# Lots of new Releases?



## JoeGKushner (Sep 7, 2002)

Hey, what's with all the new covers and no product information?  I'm dying to hear about some of this stuff.


----------



## tensen (Sep 7, 2002)

On the New releases that are coming from Dark Quest.

Guiding Light series
Lady Pale - The Death Domain
Credits

Written By: Darren Pearce
Additional authors: Michael Hammes, Patrick Lawinger, Neal Levin, David Woodrum
Line Developer: Darren Pearce
Editor: Deanna Link
Cover Artist: Gillian Pearce
Interior Artist: Gillian Pearce


----------



## JoeGKushner (Sep 9, 2002)

Ah, it's a Dark Quest module then as opposed to a pure Natural 20 one?

This should be interesting to see how having another 'in-house' publisher effects the release rate of Natrual 20 products.


----------



## tensen (Sep 9, 2002)

For some the idea of death is a natural end to all things, for others it is a terrible and fearful place that we must all travel to when we are called for final judgement.
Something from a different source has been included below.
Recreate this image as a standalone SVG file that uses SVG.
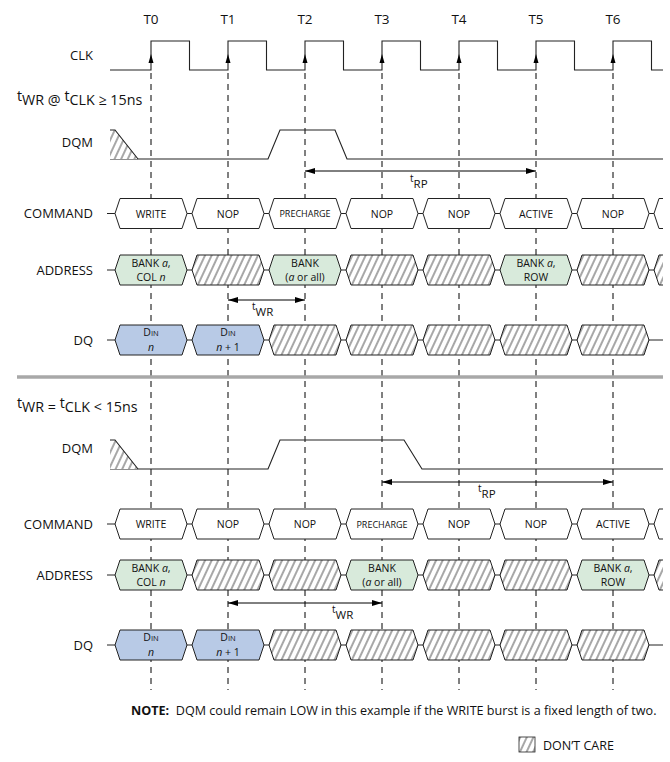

What mysteries are there at the end of your days, what horrors await if any. What you know about death, what you think you know about death will be changed for good in the first of the unearthed, Guiding Light products from Dark Quest Games.

Death: Guardian of the Gate...Join the worshippers of the Goddess as they explain in great detail all of the facets of their deity's religion, right down to a never before seen ritual for death, and a marriage ceremony. Lavishly illustrated and containing indepth information on a specific goddess of death, plus the rules and guidelines to tailor the book to your own deity of repose. This book also contains detailed magic items, new spells, and new prestege classes for the death goddess' followers. It is a book that no gamer should be without who wishes to see a different kind of death, cast aside your cowls, hourglasses and scythes and prepare for the ascendance of the Pale Raven. 


This product is intended to explore the Domain of Death for clerics and followers.  It details a specific death diety that has many characteristics  equivalent to other death dieties such as Anubis.

The product attempts to provide this information without forcing the structure of a specific game world.


----------



## tensen (Sep 9, 2002)

JoeGKushner said:
			
		

> *Ah, it's a Dark Quest module then as opposed to a pure Natural 20 one?
> 
> This should be interesting to see how having another 'in-house' publisher effects the release rate of Natrual 20 products. *





Yes it is a Dark Quest suppliment.  

The first in our Fur and Feather product line, In the Saddle.  Will be available in October.  We don't yet have a finalized cover to display, you should see that shortly on the front page.

The first in the Dweomercraft product line, Enchanters.  Will be available shortly.  The cover for that is available for preview on the front page.

We are currently set for a release rate average around 1 product a month.  We don't currently intend to release any quicker than that, instead intending to take the time to release more quality products.


----------